No. 2002-03091-AD.Court of Claims of Ohio.
October 31, 2002.

[EDITOR’S NOTE: This case is unpublished as indicated by the issuing court.]

For Defendant: Gregory C. Trout, Chief Counsel, Department of Rehabilitation and, Correction, 1050 Freeway North, Columbus, Ohio 43229.

MEMORANDUM DECISION
FINDINGS OF FACT

{¶ 1} 1) On July 24, 2001, employees of defendant, Department of Rehabilitation and Correction, conducted a shakedown search of inmate’s living quarters at the Ross Correctional Institution.

{¶ 2} 2) Plaintiff, Dale G. Becker, an inmate, has alleged several items of his personal property were confiscated and thrown away by defendant’s staff during the course of the shakedown search. Plaintiff indicated his four locks, three typewriter ribbons, a pair of scissors, and a bottle of glue were discarded by defendant’s personnel.

{¶ 3} 3) Plaintiff filed this complaint seeking to recover $57.75, the estimated value of his property. Plaintiff submitted evidence showing he possessed scissors, typewriter ribbons, glue, and locks on April 11, 2001.

{¶ 4} 4) Defendant denied any of plaintiff’s property was lost as a proximate cause of any negligence on the part of defendant’s employees. Defendant has contended plaintiff has failed to prove he suffered any property loss during the July 24, 2001 shakedown search. Defendant suggested plaintiff has not proven he rightfully owned locks, glue, and scissors. Defendant has not produced any evidence to bring plaintiff’s ownership of property into issue. Defendant acknowledged plaintiff possessed three typewriter ribbons, four locks, a bottle of glue, and a pair of scissors when he was transferred to the Ross Correctional Institution from the Chillicothe Correctional Institution on June 29, 2001. Defendant has no record of confiscating any property from plaintiff on July 24, 2001. Plaintiff did not receive a conduct report for possession of contraband in connection with the July 24, 2001 shakedown search.

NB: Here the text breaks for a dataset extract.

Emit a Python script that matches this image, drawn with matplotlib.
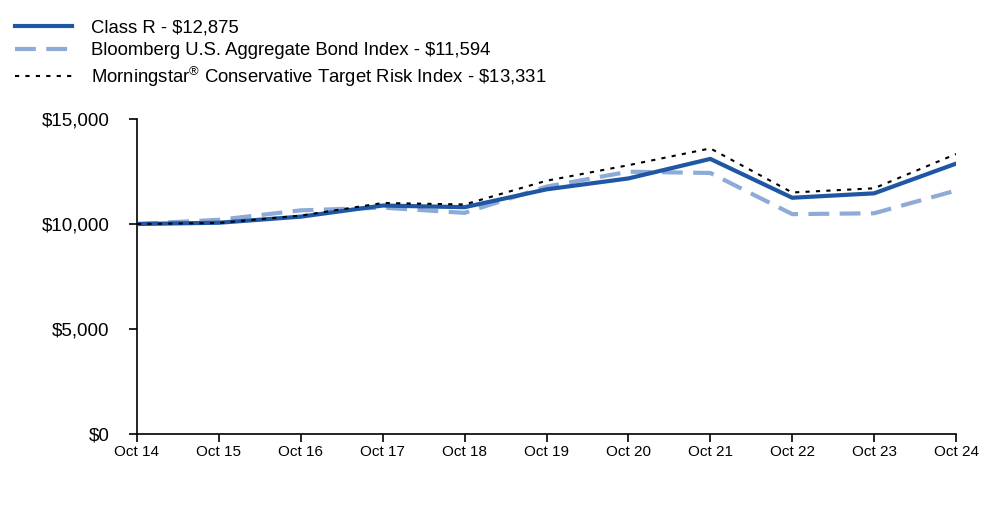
import matplotlib
matplotlib.use("Agg")
import matplotlib.pyplot as plt
from matplotlib.ticker import FuncFormatter

plt.rcParams['font.family'] = ['Liberation Sans', 'DejaVu Sans']
plt.rcParams['mathtext.fontset'] = 'custom'
plt.rcParams['mathtext.rm'] = 'Liberation Sans'
plt.rcParams['mathtext.it'] = 'Liberation Sans'
plt.rcParams['mathtext.bf'] = 'Liberation Sans'

labels = ["Oct 14", "Oct 15", "Oct 16", "Oct 17", "Oct 18", "Oct 19",
          "Oct 20", "Oct 21", "Oct 22", "Oct 23", "Oct 24"]
class_r = [10000, 10060, 10350, 10880, 10800, 11650, 12170, 13100, 11250, 11460, 12875]
bloomberg = [10000, 10200, 10650, 10780, 10530, 11780, 12490, 12430, 10470, 10510, 11594]
morningstar = [10000, 10050, 10400, 11000, 10930, 12060, 12800, 13600, 11500, 11700, 13331]

names = ["Class R - \\$12,875",
         "Bloomberg U.S. Aggregate Bond Index - \\$11,594",
         "Morningstar$^{\u00ae}$ Conservative Target Risk Index - \\$13,331"]

fig = plt.figure(figsize=(10, 5.23), dpi=100)
ax = fig.add_axes([0.137, 1 - 434/523, 0.819, 315/523])

x = list(range(len(labels)))
l1, = ax.plot(x, class_r, color="#1f57a5", lw=3, solid_joinstyle="round", zorder=3)
l2, = ax.plot(x, bloomberg, color="#8eabd7", lw=3, dashes=(5, 2.5), zorder=2)
l3, = ax.plot(x, morningstar, color="black", lw=1.5, dashes=(2, 3), zorder=4)

ax.set_xlim(0, 10)
ax.set_ylim(0, 15000)
ax.set_yticks([0, 5000, 10000, 15000])
ax.yaxis.set_major_formatter(FuncFormatter(lambda v, p: f"${v:,.0f}"))
ax.set_xticks(x)
ax.set_xticklabels(labels)
for s in ["top", "right"]:
    ax.spines[s].set_visible(False)
ax.spines["left"].set_linewidth(1.2)
ax.spines["bottom"].set_linewidth(1.2)
ax.tick_params(axis="y", length=6, width=1.2, labelsize=13.5, pad=14)
ax.tick_params(axis="x", length=6, width=1.2, labelsize=11, pad=2)

leg = fig.legend([l1, l2, l3], names, loc="upper left", bbox_to_anchor=(0.0, 1 - 5/523),
                 frameon=False, fontsize=13.3, handlelength=3.1, handletextpad=1.05,
                 labelspacing=0.3, borderaxespad=0.4)

fig.savefig("out.png", dpi=100)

{¶ 5} 5) On September 20, 2002, plaintiff filed a response to defendant’s investigation report. Plaintiff insisted he rightfully possessed typewriter ribbons, scissors, glue, and locks which were thrown away by defendant’s staff on July 24, 2001. Plaintiff asserted he should recover all damages claimed. Plaintiff has not produced sufficient evidence to establish any of his property was confiscated and destroyed during a shakedown search on July 24, 2001.

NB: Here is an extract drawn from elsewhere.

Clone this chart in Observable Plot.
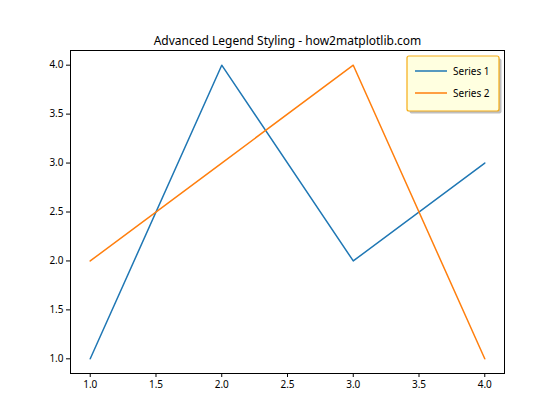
<!DOCTYPE html>
<html>
<head>
<meta charset="utf-8">
<script src="https://cdn.jsdelivr.net/npm/d3@7"></script>
<script src="https://cdn.jsdelivr.net/npm/@observablehq/plot@0.6"></script>
<style>
  body { margin: 0; background: #fff; }
</style>
</head>
<body>
<div id="chart"></div>
<script>
const xValues = [1, 2, 3, 4];
const series1 = [1, 4, 2, 3];
const series2 = [2, 3, 4, 1];
const seriesNames = ["Series 1", "Series 2"];
const seriesColors = ["#1f77b4", "#ff7f0e"];
const tickValues = [1.0, 1.5, 2.0, 2.5, 3.0, 3.5, 4.0];
const title = "Advanced Legend Styling - how2matplotlib.com";

const data = [];
xValues.forEach((x, i) => data.push({x, y: series1[i], s: seriesNames[0]}));
xValues.forEach((x, i) => data.push({x, y: series2[i], s: seriesNames[1]}));

const FONT = "'Noto Sans', 'Open Sans', sans-serif";

const plot = Plot.plot({
  width: 560,
  height: 420,
  marginLeft: 70,
  marginRight: 56,
  marginTop: 50,
  marginBottom: 47,
  style: {fontFamily: FONT, fontSize: "10px", color: "#000", background: "#fff"},
  x: {domain: [0.85, 4.15], ticks: tickValues, tickFormat: d3.format(".1f"), tickSize: 4, tickPadding: 3, label: null},
  y: {domain: [0.85, 4.15], ticks: tickValues, tickFormat: d3.format(".1f"), tickSize: 4, tickPadding: 3, label: null},
  color: {domain: seriesNames, range: seriesColors},
  marks: [
    Plot.line(data, {x: "x", y: "y", z: "s", stroke: "s", strokeWidth: 1.5}),
    Plot.frame({stroke: "#000", strokeWidth: 1}),
    Plot.text([title], {frameAnchor: "top", dy: -14, text: d => d, fontSize: 12, fill: "#000"})
  ]
});
document.getElementById("chart").appendChild(plot);

// Legend
const svg = d3.select(plot);
const lx = 407, ly = 56, lw = 92, lh = 55;
const g = svg.append("g");
g.append("rect").attr("x", lx + 2.5).attr("y", ly + 2.5).attr("width", lw).attr("height", lh)
  .attr("rx", 2).attr("fill", "#7f7f7f").attr("opacity", 0.5);
g.append("rect").attr("x", lx).attr("y", ly).attr("width", lw).attr("height", lh)
  .attr("rx", 2).attr("fill", "#ffffe0").attr("stroke", "#f5ac14").attr("stroke-width", 1.2);
seriesNames.forEach((name, i) => {
  const yy = ly + 15 + i * 22;
  g.append("line").attr("x1", lx + 8).attr("x2", lx + 40).attr("y1", yy).attr("y2", yy)
    .attr("stroke", seriesColors[i]).attr("stroke-width", 1.5);
  g.append("text").attr("x", lx + 46).attr("y", yy).attr("dy", "0.35em")
    .attr("text-anchor", "start").attr("font-family", FONT)
    .attr("font-size", 10).attr("fill", "#000").text(name);
});
</script>
</body>
</html>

CONCLUSIONS OF LAW {¶ 6} “1) Although not strictly responsible for a prisoner’s property, defendant had at least the duty of using the same degree of care as it would use with its property. Henderson v. Southern Ohio Correctional Facility (1979), 76-0356-AD.

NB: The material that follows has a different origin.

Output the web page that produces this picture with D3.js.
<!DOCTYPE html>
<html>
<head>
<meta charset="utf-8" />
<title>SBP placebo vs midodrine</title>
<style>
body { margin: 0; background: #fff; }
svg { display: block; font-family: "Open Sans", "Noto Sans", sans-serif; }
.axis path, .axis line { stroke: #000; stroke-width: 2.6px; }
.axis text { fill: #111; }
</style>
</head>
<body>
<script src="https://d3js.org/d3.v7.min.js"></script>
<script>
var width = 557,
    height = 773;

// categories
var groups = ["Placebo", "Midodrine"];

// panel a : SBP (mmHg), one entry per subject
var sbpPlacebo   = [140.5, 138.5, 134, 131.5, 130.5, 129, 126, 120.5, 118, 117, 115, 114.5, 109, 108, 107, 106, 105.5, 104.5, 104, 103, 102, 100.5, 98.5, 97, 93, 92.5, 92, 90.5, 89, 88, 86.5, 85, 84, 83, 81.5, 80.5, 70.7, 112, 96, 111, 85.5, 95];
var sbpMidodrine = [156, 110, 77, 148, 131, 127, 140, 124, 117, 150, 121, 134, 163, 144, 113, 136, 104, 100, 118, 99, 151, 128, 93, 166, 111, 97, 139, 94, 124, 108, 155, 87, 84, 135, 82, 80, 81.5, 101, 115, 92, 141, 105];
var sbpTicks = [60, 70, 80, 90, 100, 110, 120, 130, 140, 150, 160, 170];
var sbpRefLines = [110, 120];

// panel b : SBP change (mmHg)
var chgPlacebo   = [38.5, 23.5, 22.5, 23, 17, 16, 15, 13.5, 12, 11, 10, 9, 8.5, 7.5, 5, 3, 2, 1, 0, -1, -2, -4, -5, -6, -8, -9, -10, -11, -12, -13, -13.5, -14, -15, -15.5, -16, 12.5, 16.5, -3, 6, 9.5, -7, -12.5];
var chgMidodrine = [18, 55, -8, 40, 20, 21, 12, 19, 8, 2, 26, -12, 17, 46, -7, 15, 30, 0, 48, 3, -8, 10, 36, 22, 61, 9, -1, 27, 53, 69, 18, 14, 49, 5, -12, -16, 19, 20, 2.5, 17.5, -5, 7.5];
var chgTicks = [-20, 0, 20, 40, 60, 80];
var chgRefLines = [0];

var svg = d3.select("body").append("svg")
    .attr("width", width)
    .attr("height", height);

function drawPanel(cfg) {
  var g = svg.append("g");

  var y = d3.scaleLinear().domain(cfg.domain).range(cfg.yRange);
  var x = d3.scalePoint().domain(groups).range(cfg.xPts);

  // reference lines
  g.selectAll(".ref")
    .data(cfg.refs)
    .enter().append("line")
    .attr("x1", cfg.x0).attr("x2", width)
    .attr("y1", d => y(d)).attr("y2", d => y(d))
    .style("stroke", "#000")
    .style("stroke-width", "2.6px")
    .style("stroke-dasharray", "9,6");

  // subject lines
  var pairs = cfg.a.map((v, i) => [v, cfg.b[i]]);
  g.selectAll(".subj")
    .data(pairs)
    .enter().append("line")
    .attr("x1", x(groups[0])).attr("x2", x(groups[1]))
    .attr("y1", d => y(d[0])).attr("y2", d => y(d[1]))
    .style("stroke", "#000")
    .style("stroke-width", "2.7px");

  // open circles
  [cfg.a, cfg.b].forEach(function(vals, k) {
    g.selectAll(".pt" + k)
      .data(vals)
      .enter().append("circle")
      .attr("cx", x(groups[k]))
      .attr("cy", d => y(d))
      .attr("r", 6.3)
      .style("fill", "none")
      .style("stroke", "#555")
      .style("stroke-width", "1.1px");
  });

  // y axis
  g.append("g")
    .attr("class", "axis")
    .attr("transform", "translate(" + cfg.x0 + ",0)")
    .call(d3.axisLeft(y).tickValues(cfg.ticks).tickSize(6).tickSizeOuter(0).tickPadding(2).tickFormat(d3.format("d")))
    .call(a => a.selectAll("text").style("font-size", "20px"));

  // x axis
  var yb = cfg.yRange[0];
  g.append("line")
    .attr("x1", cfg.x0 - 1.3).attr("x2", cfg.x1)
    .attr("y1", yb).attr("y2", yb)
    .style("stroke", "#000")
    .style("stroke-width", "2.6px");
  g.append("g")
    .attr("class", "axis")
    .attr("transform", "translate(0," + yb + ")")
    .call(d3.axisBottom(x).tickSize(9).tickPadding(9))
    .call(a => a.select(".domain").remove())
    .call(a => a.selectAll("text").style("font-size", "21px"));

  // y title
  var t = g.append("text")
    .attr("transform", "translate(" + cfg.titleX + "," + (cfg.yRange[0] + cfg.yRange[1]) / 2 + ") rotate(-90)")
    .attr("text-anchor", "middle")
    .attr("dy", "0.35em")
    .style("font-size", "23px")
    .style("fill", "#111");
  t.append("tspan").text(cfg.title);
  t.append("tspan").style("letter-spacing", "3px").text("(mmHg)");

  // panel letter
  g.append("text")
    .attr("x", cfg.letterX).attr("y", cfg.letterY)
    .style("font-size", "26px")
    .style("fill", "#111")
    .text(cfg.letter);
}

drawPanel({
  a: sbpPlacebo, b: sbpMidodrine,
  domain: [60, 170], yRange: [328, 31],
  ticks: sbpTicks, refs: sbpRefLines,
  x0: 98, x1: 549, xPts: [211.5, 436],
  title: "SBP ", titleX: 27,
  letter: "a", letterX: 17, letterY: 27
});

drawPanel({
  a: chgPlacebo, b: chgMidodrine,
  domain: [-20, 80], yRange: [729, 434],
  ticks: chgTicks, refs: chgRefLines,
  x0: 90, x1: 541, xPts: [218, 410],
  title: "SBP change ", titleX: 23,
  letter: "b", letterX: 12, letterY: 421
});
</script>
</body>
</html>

{¶ 7} 2) An inmate plaintiff may recover the value of confiscated property destroyed by agents of defendant when those agents acted without authority or right to carry out the property destruction. Berg v. Belmont Correctional Institution (1998), 97-09261-AD.

{¶ 8} 3) Plaintiff has the burden of proving, by a preponderance of the evidence, that he suffered a loss and that this loss was proximately caused by defendant’s negligence. Barnum v. Ohio State University (1977), 76-0368-AD.

{¶ 9} 4) Plaintiff must produce evidence which affords a reasonable basis for the conclusion defendant’s conduct is more likely than not a substantial factor in bringing about the harm. Parks v. Department of Rehabilitation and Correction (1985), 85-01546-AD.

{¶ 10} 5) In order to recover against a defendant in a tort action, plaintiff must produce evidence which furnishes a reasonable basis for sustaining his claim. If his evidence furnishes a basis for only a guess, among different possibilities, as to any essential issues in the case, he fails to sustain the burden as to such issue. Landon v. Lee Motors, Inc. (1954), 161 Ohio St. 82.

{¶ 11} 6) Plaintiff has failed to prove, by a preponderance of the evidence, his property was confiscated and destroyed as a proximately result of any negligence on the part of defendant. Fitzgerald v. Department of Rehabilitation and Correction (1998), 97-10146-AD.

{¶ 12} Having considered all the evidence in the claim file and adopting the memorandum decision concurrently herewith;

{¶ 13} IT IS ORDERED THAT:

{¶ 14} 1) Plaintiff’s claim is DENIED and judgment is rendered in favor of defendant;

{¶ 15} 2) Court costs are assessed against plaintiff.